The black hole resides in Holm 15A, the brightest galaxy inside the Abell 85 cluster. It is a whopping 700 million light years from Earth.
The study, lead by Max Planck Institute for Extraterrestrial Physics scientists Jens Thomas and Roberto Saglia, first took a look at Holm 15A after realizing the center of the galaxy was fairly dim despite its overall brightness. The team relied on data from the MUSE spectrometer on the VLT and the USM Wendelstein Observatory, located in the Bavarian Alps.
"Just imagining a black hole that huge is so cool," Thomas said.
"There are only a few dozen direct mass measurements of supermassive black holes, and never before has it been attempted at such a distance, but we already had some idea of the size of the Black Hole in this particular galaxy, so we tried it," he added via a press release on the Max-Planck-Gesellschaft website.
Fortunately, their hunch paid off, and now they can boast to finding the largest black hole in the known universe.
"This is several times larger than expected from indirect measurements, such as the stellar mass or the velocity dispersion of the stars," added Sagliga, also via the press release.

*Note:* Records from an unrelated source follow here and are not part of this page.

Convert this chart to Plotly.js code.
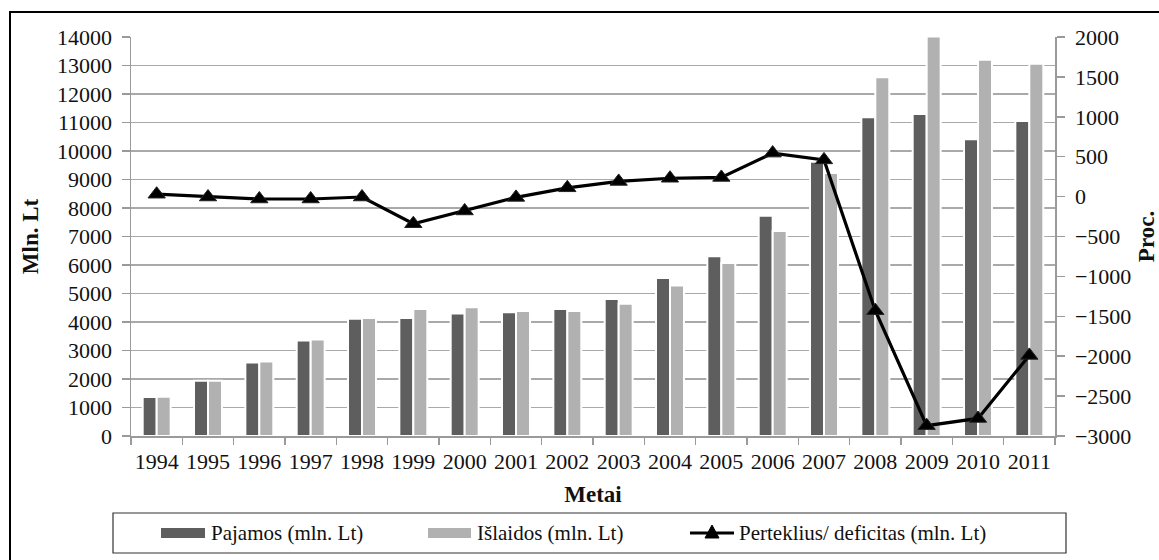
<!DOCTYPE html>
<html>
<head>
<meta charset="utf-8">
<script src="https://cdn.plot.ly/plotly-3.0.1.min.js"></script>
<style>
  html, body { margin: 0; padding: 0; background: #ffffff; }
  #chart { width: 1159px; height: 560px; }
</style>
</head>
<body>
<div id="chart"></div>
<script>
// ---- data ----
const years = ['1994','1995','1996','1997','1998','1999','2000','2001','2002','2003','2004','2005','2006','2007','2008','2009','2010','2011'];
const pajamos = [1370, 1940, 2580, 3350, 4110, 4140, 4300, 4340, 4460, 4810, 5540, 6310, 7730, 9620, 11180, 11300, 10410, 11050];
const islaidos = [1380, 1940, 2610, 3390, 4140, 4460, 4520, 4390, 4390, 4640, 5280, 6070, 7190, 9230, 12590, 14020, 13200, 13060];
const perteklius = [30, -5, -30, -30, -5, -340, -180, -10, 110, 190, 230, 240, 545, 460, -1430, -2870, -2780, -1990];
const legendNames = ['Pajamos (mln. Lt)', 'Išlaidos (mln. Lt)', 'Perteklius/ deficitas (mln. Lt)'];

// ---- layout geometry (pixels) ----
const W = 1159, H = 560;
const L = 131, R = 1055, T = 37, B = 436;
const px = x => (x - L) / (R - L);
const py = y => (B - y) / (B - T);

const FONT = '"Liberation Serif", "Times New Roman", serif';
const TXT = '#111111';
const AX = '#9a9a9a';

const traces = [
  {
    type: 'bar', x: years, y: pajamos, name: legendNames[0],
    marker: { color: '#5e5e5e', line: { color: '#ffffff', width: 2 } },
    hoverinfo: 'x+y'
  },
  {
    type: 'bar', x: years, y: islaidos, name: legendNames[1],
    marker: { color: '#b1b1b1', line: { color: '#ffffff', width: 2 } },
    hoverinfo: 'x+y'
  },
  {
    type: 'scatter', mode: 'lines+markers', x: years, y: perteklius, yaxis: 'y2',
    name: legendNames[2], cliponaxis: false,
    line: { color: '#000000', width: 3.2 },
    marker: { symbol: 'triangle-up', size: 15, color: '#000000', line: { color: '#222', width: 1 } },
    hoverinfo: 'x+y'
  }
];

// manual legend (box + samples)
const legY = 533;
const shapes = [
  // outer frame
  { type: 'rect', xref: 'paper', yref: 'paper', x0: px(10), x1: px(1170), y0: py(12), y1: py(575),
    line: { color: '#000', width: 2 }, fillcolor: 'rgba(0,0,0,0)', layer: 'below' },
  // legend box
  { type: 'rect', xref: 'paper', yref: 'paper', x0: px(113), x1: px(1066), y0: py(513), y1: py(553),
    line: { color: '#333', width: 1.2 }, fillcolor: 'rgba(0,0,0,0)' },
  { type: 'rect', xref: 'paper', yref: 'paper', x0: px(161), x1: px(205), y0: py(legY - 5), y1: py(legY + 5),
    line: { width: 0 }, fillcolor: '#5e5e5e' },
  { type: 'rect', xref: 'paper', yref: 'paper', x0: px(428), x1: px(471), y0: py(legY - 5), y1: py(legY + 5),
    line: { width: 0 }, fillcolor: '#b1b1b1' },
  { type: 'line', xref: 'paper', yref: 'paper', x0: px(690), x1: px(734), y0: py(legY), y1: py(legY),
    line: { color: '#000', width: 3 } },
  { type: 'path', xref: 'paper', yref: 'paper',
    path: `M ${px(705)} ${py(legY + 5)} L ${px(719)} ${py(legY + 5)} L ${px(712)} ${py(legY - 8)} Z`,
    line: { color: '#000', width: 1 }, fillcolor: '#000' }
];

const annotations = legendNames.map((name, i) => ({
  xref: 'paper', yref: 'paper', x: px([209, 475, 737][i]), y: py(legY), xanchor: 'left', yanchor: 'middle',
  text: '<span style="font-family: Liberation Serif, serif">' + name + '</span>',
  showarrow: false, font: { family: FONT, size: 21, color: TXT }
}));

const layout = {
  width: W, height: H,
  margin: { l: L, r: W - R, t: T, b: H - B, pad: 0 },
  paper_bgcolor: '#ffffff', plot_bgcolor: '#ffffff',
  showlegend: false,
  barmode: 'group', bargap: 0.455, bargroupgap: 0,
  font: { family: FONT, size: 22, color: TXT },
  xaxis: {
    type: 'category', range: [-0.5, years.length - 0.5], autorange: false,
    tickson: 'boundaries', ticks: 'outside', ticklen: 7, tickcolor: AX, tickwidth: 1.5,
    showline: true, linecolor: AX, linewidth: 1.5, showgrid: false, automargin: false, tickangle: 0,
    tickfont: { family: FONT, size: 22, color: TXT }, ticklabelstandoff: 5,
    title: { text: '<b>Metai</b>', font: { family: FONT, size: 23, color: TXT }, standoff: 13 }
  },
  yaxis: {
    range: [0, 14000], autorange: false, dtick: 1000, tick0: 0, tickformat: 'd',
    ticks: 'outside', ticklen: 8, tickcolor: AX, tickwidth: 1.5,
    showline: true, linecolor: AX, linewidth: 1.5, gridcolor: '#a9a9a9', gridwidth: 1.5, zeroline: false,
    automargin: false, tickfont: { family: FONT, size: 22, color: TXT }, ticklabelstandoff: 5,
    title: { text: '<b>Mln. Lt</b>', font: { family: FONT, size: 23, color: TXT }, standoff: 12 }
  },
  yaxis2: {
    overlaying: 'y', side: 'right', range: [-3000, 2000], autorange: false, dtick: 500, tick0: 0, tickformat: 'd',
    ticks: 'outside', ticklen: 8, tickcolor: AX, tickwidth: 1.5,
    showline: true, linecolor: AX, linewidth: 1.5, showgrid: false, zeroline: false,
    automargin: false, tickfont: { family: FONT, size: 22, color: TXT }, ticklabelstandoff: 6,
    title: { text: '<b>Proc.</b>', font: { family: FONT, size: 23, color: TXT }, standoff: 11 }
  },
  shapes: shapes,
  annotations: annotations
};

Plotly.newPlot('chart', traces, layout, { displayModeBar: false, staticPlot: true });
</script>
</body>
</html>
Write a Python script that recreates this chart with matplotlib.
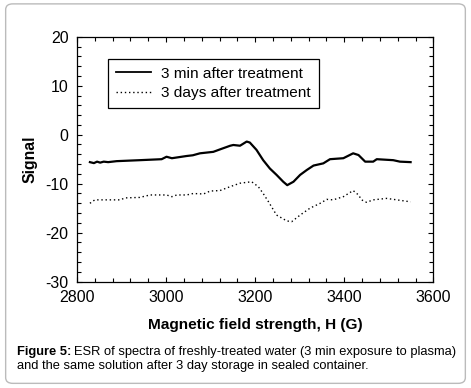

Part of the reason that this supermassive black hole was discovered was because of a new way to measure the mass of distant black holes. Previously, the size had been measured off the motion of stars close to the galactic center. However, scientists have discovered that there is a relationship between central stellar surface brightness -- essentially light -- and stellar mass density.
Astrophysicists currently believe that this is because massive black holes both eject stars during their collision and suck up so much gas that new stars have less fuel to form, leading to a dimmer universe.
That said, this new way to measure black hole size may lead to even larger black holes discovered, and many scientists are already saying that it is only a matter of time before an even larger one is discovered.
Meanwhile, on the flip side, scientists are also baffled after discovering "mini" black holes. Though the term is relative, new discoveries show black holes smaller than scientific consensus previously thought possible, as was previously reported by The Inquisitr.